What we do
Safe Routes to School makes it safe, convenient and fun for children of all abilities to bicycle, walk, and roll to school and around their neighborhoods.
This job can't be done alone. A successful Safe Routes to School program is built on partnerships. The City of Portland's Bureau of Transportation, schools, neighborhoods, community organizations, and agencies work together to advocate for and implement programs that make walking and biking around our neighborhoods and schools fun, easy, safe, and healthy for all students and families.
This work also helps to alleviate harmful emissions from vehicle congestion around our schools and where students breathe and play.
Guiding principles
Together, with a Stakeholder Advisory Committee, we created these four guiding principals to serve as a road map for our continued program improvement and expansion:
- Equitable
- Grounded in partnership
- Flexible and inclusive
- Create culture change
Goals
Our high level outcomes correlate to our Portland Bureau of Transportation strategic core goals for a more efficient and sustainable city. We do this work so that:
- No child is involved in a serious traffic crash accessing school or school programs
- Every child who wants to walk, roll or take transit to school knows how to do so safely
- Community members understand how Safe Routes to School programs are connected to congestion relief and climate change mitigation
Learn more about our plans to create a better future and a better now for Portland students in our Safe Routes to School 2018-23 Strategic Plan.
Program history
2000: A national conversation around Safe Routes to School programming begins. This sparks the formation of the Oregon Walk + Bike to School committee.
2001: Bill 3712 (known as the "Safe Routes to School Bill") passes the Oregon House. The City of Portland partners with five schools to deliver school traffic safety services under the umbrella concept of "Safe Routes to School." Each school received $2,000 in state grants.
2005-06: Portland Safe Routes to School partners with eight schools in three districts (Portland Public, David Douglas, and Parkrose). We pilot the "5E Tools" of education, engineering, encouragement, enforcement and evaluation in our programming. Federal legislation establishes a national Safe Routes to School program.
2011: Together with community stakeholders, Portland Safe Routes to School establishes policies for equitable service delivery. After operating for 10 years without formal policies, this was an intentional effort to provide a transparent and effective way of guiding the program into the future. Throughout the policies, there is an underlying theme of equity that promotes serving neighborhoods, families and students underserved by current transportation infrastructure and/or have other resource constraints.
2013: Safe Routes to School programming extends to middle schools (6-8 grade campuses) as part of a three-year grant from the Oregon Department of Transportation. We now provide some level of service for more than 100+ schools across five districts within the Portland city limits.

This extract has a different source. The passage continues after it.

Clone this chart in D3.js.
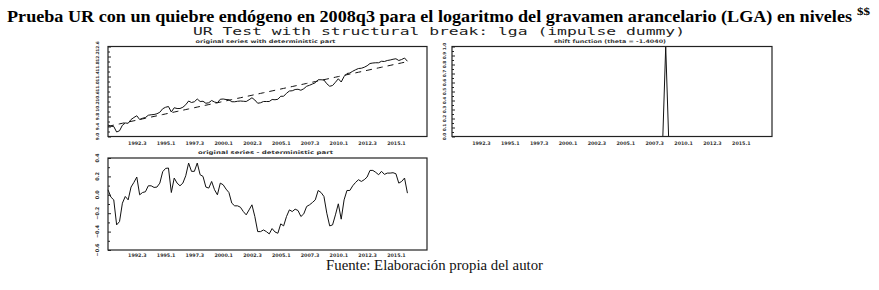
<!DOCTYPE html>
<html>
<head>
<meta charset="utf-8">
<script src="https://cdn.jsdelivr.net/npm/d3@7"></script>
<style>
  body { margin: 0; background: #fff; }
  svg { display: block; }
</style>
</head>
<body>
<script>
// ---------------- DATA ----------------
const startYear = 1990;          // 1990q1
const xTickLabels = ["1992.3","1995.1","1997.3","2000.1","2002.3","2005.1","2007.3","2010.1","2012.3","2015.1"];
const xTickValues = [1992.5,1995.0,1997.5,2000.0,2002.5,2005.0,2007.5,2010.0,2012.5,2015.0];

// original series (log of tariff revenue)
const original = [
 9.46,9.41,9.40,9.18,9.23,9.45,9.54,9.53,9.68,9.76,
 9.83,9.68,9.73,9.76,9.85,9.87,9.88,9.91,9.97,10.11,
 10.17,10.20,9.98,10.15,10.12,10.12,10.17,10.27,10.42,10.36,
 10.39,10.50,10.40,10.41,10.33,10.35,10.44,10.38,10.35,10.49,
 10.50,10.48,10.47,10.39,10.39,10.41,10.42,10.41,10.40,10.47,
 10.55,10.46,10.33,10.35,10.40,10.40,10.40,10.48,10.47,10.49,
 10.61,10.61,10.73,10.82,10.83,10.88,10.89,10.85,10.91,11.01,
 11.05,11.10,11.15,11.27,11.27,11.26,11.11,11.01,11.04,11.17,
 11.31,11.18,11.40,11.52,11.54,11.61,11.67,11.72,11.73,11.77,
 11.83,11.92,11.94,11.95,11.95,12.01,12.00,12.04,12.06,12.09,
 12.11,12.04,12.08,12.14,12.01
];
// deterministic part (trend)
const deterministic = [
 9.405,9.430,9.455,9.480,9.505,9.530,9.554,9.579,9.604,9.629,
 9.654,9.679,9.704,9.729,9.754,9.779,9.803,9.828,9.853,9.878,
 9.903,9.928,9.953,9.978,10.003,10.028,10.052,10.077,10.102,10.127,
 10.152,10.177,10.202,10.227,10.252,10.277,10.301,10.326,10.351,10.376,
 10.401,10.426,10.451,10.476,10.501,10.526,10.550,10.575,10.600,10.625,
 10.650,10.675,10.700,10.725,10.750,10.775,10.799,10.824,10.849,10.874,
 10.899,10.924,10.949,10.974,10.999,11.024,11.048,11.073,11.098,11.123,
 11.148,11.173,11.198,11.223,11.248,11.273,11.297,11.322,11.347,11.372,
 11.397,11.422,11.447,11.472,11.497,11.522,11.546,11.571,11.596,11.621,
 11.646,11.671,11.696,11.721,11.746,11.771,11.795,11.820,11.845,11.870,
 11.895,11.920,11.945,11.970,11.995
];
// original series - deterministic part
const residual = [
 0.055,-0.025,-0.055,-0.327,-0.291,-0.091,-0.018,-0.055,0.084,0.135,
 0.193,0.000,0.025,0.033,0.098,0.098,0.080,0.084,0.127,0.251,
 0.287,0.291,0.025,0.182,0.127,0.098,0.127,0.207,0.345,0.255,
 0.255,0.345,0.218,0.200,0.084,0.073,0.145,0.055,0.000,0.127,
 0.109,0.062,0.025,-0.091,-0.120,-0.120,-0.135,-0.182,-0.218,-0.164,
 -0.109,-0.236,-0.400,-0.400,-0.382,-0.400,-0.425,-0.367,-0.404,-0.418,
 -0.316,-0.338,-0.236,-0.164,-0.182,-0.156,-0.171,-0.236,-0.207,-0.127,
 -0.109,-0.084,-0.055,0.047,0.025,-0.018,-0.200,-0.338,-0.327,-0.218,
 -0.098,-0.265,-0.055,0.047,0.047,0.098,0.135,0.164,0.145,0.164,
 0.193,0.265,0.265,0.244,0.218,0.255,0.222,0.236,0.236,0.240,
 0.229,0.127,0.145,0.182,0.018
];
// shift function (impulse dummy at 2008q3)
const shiftFn = [
 0,0,0,0,0,0,0,0,0,0, 0,0,0,0,0,0,0,0,0,0,
 0,0,0,0,0,0,0,0,0,0, 0,0,0,0,0,0,0,0,0,0,
 0,0,0,0,0,0,0,0,0,0, 0,0,0,0,0,0,0,0,0,0,
 0,0,0,0,0,0,0,0,0,0, 0,0,0,0,1,0,0,0,0,0,
 0,0,0,0,0,0,0,0,0,0, 0,0,0,0,0,0,0,0,0,0,
 0,0,0,0,0
];
const y1Ticks = [9.0,9.4,9.8,10.2,10.6,11.0,11.4,11.8,12.2,12.6];
const y2Ticks = [0.0,0.1,0.2,0.3,0.4,0.5,0.6,0.7,0.8,0.9,1.0];
const y3Ticks = [-0.6,-0.4,-0.2,0.0,0.2,0.4];

const periods = original.map((_, i) => startYear + i / 4);

// ---------------- DRAW ----------------
const W = 879, H = 290;
const svg = d3.select("body").append("svg").attr("width", W).attr("height", H);

// main title
svg.append("text")
  .attr("x", 7).attr("y", 22)
  .attr("font-family", "Liberation Serif, serif")
  .attr("font-weight", "bold").attr("font-size", 17.5)
  .attr("textLength", 845).attr("lengthAdjust", "spacingAndGlyphs")
  .text("Prueba UR con un quiebre endógeno en 2008q3 para el logaritmo del gravamen arancelario (LGA) en niveles");
svg.append("text")
  .attr("x", 857).attr("y", 15)
  .attr("font-family", "Liberation Serif, serif")
  .attr("font-weight", "bold").attr("font-size", 10)
  .attr("textLength", 13).attr("lengthAdjust", "spacingAndGlyphs")
  .text("$$");

// sub title
svg.append("text")
  .attr("x", 193).attr("y", 35)
  .attr("font-family", "DejaVu Sans Mono, monospace")
  .attr("font-size", 10).attr("fill", "#222")
  .attr("textLength", 492).attr("lengthAdjust", "spacingAndGlyphs")
  .text("UR Test with structural break: lga (impulse dummy)");

// footer
svg.append("text")
  .attr("x", 326).attr("y", 270)
  .attr("font-family", "Liberation Serif, serif")
  .attr("font-size", 15).attr("fill", "#111")
  .attr("textLength", 217).attr("lengthAdjust", "spacingAndGlyphs")
  .text("Fuente: Elaboración propia del autor");

function panel(opt) {
  const g = svg.append("g");
  const x = d3.scaleLinear().domain([1990, 2017.7]).range([opt.x0, opt.x1]);
  const y = d3.scaleLinear().domain(opt.ydom).range([opt.y1, opt.y0]);

  // subtitle
  g.append("text")
    .attr("x", (opt.x0 + opt.x1) / 2 - 2).attr("y", opt.y0 - 4)
    .attr("text-anchor", "middle")
    .attr("font-family", "DejaVu Sans, sans-serif")
    .attr("font-size", 4.8).attr("font-weight", "bold").attr("fill", "#333")
    .attr("textLength", opt.subLen).attr("lengthAdjust", "spacingAndGlyphs")
    .text(opt.sub);

  // series
  opt.series.forEach(s => {
    const line = d3.line().x((d, i) => x(periods[i])).y(d => y(d));
    g.append("path").datum(s.data)
      .attr("d", line)
      .attr("fill", "none")
      .attr("stroke", "#111")
      .attr("stroke-width", 1)
      .attr("stroke-dasharray", s.dash || null);
  });

  // frame
  g.append("rect")
    .attr("x", opt.x0).attr("y", opt.y0)
    .attr("width", opt.x1 - opt.x0).attr("height", opt.y1 - opt.y0)
    .attr("fill", "none").attr("stroke", "#222").attr("stroke-width", 1.2);

  // y axis: inward ticks + rotated labels
  const yAxis = d3.axisRight(y).tickValues(opt.yticks).tickSize(3).tickFormat("");
  const ya = g.append("g").attr("transform", `translate(${opt.x0},0)`).call(yAxis);
  ya.select(".domain").remove();
  ya.selectAll("line").attr("stroke", "#222");
  const minor = [];
  for (let i = 0; i < opt.yticks.length - 1; i++) minor.push((opt.yticks[i] + opt.yticks[i + 1]) / 2);
  const yMinor = d3.axisRight(y).tickValues(minor).tickSize(2).tickFormat("");
  const ym = g.append("g").attr("transform", `translate(${opt.x0},0)`).call(yMinor);
  ym.select(".domain").remove();
  ym.selectAll("line").attr("stroke", "#222");

  g.selectAll(".ylab").data(opt.yticks).enter().append("text")
    .attr("transform", d => `translate(${opt.x0 - opt.ylabOff},${y(d)}) rotate(-90)`)
    .attr("text-anchor", "middle")
    .attr("font-family", "DejaVu Sans, sans-serif")
    .attr("font-size", opt.ylabSize).attr("font-weight", "bold").attr("fill", "#333")
    .text(d => d3.format(opt.yfmt)(d));

  // x axis labels
  const xAxis = d3.axisBottom(x).tickValues(xTickValues).tickSize(0)
    .tickFormat((d, i) => xTickLabels[i]);
  const xa = g.append("g").attr("transform", `translate(0,${opt.y1})`).call(xAxis);
  xa.select(".domain").remove();
  xa.selectAll("text")
    .attr("dy", 0).attr("y", opt.xlabOff)
    .attr("font-family", "DejaVu Sans, sans-serif")
    .attr("font-size", 4.8).attr("font-weight", "bold").attr("fill", "#333");
}

panel({
  x0: 108, x1: 427, y0: 46.5, y1: 136.5,
  ydom: [9.0, 12.6], yticks: y1Ticks, yfmt: ".1f", ylabOff: 9, ylabSize: 4.3,
  sub: "original series with deterministic part", subLen: 140,
  series: [{ data: original }, { data: deterministic, dash: "6,5" }],
  xlabOff: 8
});
panel({
  x0: 452, x1: 772, y0: 46.5, y1: 136.5,
  ydom: [0, 1], yticks: y2Ticks, yfmt: ".1f", ylabOff: 6, ylabSize: 4.3,
  sub: "shift function (theta = -1.4040)", subLen: 112,
  series: [{ data: shiftFn }],
  xlabOff: 8
});
panel({
  x0: 108, x1: 427, y0: 158, y1: 250,
  ydom: [-0.6, 0.4], yticks: y3Ticks, yfmt: ".1f", ylabOff: 9, ylabSize: 5,
  sub: "original series - deterministic part", subLen: 135,
  series: [{ data: residual }],
  xlabOff: 6.5
});
</script>
</body>
</html>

2018: To keep up with our changing city and growing population, we created our 2018-2023 Strategic Plan with the support and guidance of a Stakeholder Advisory Committee. This plan updated our program goals and the strategies to achieve them.
2019: Guided by our strategic plan, we are working to make our overall program more sustainable. One of our goals is to develop a K-12 transportation education program to reach students at each grade level. An example of these updates is transitioning our Bike Safety Education from 4th and 5th grades into a middle school pilot program.
New middle school programming offers train-the-trainer classroom instruction in both PE and health classes, reaching students at least twice during the school year during their middle school career.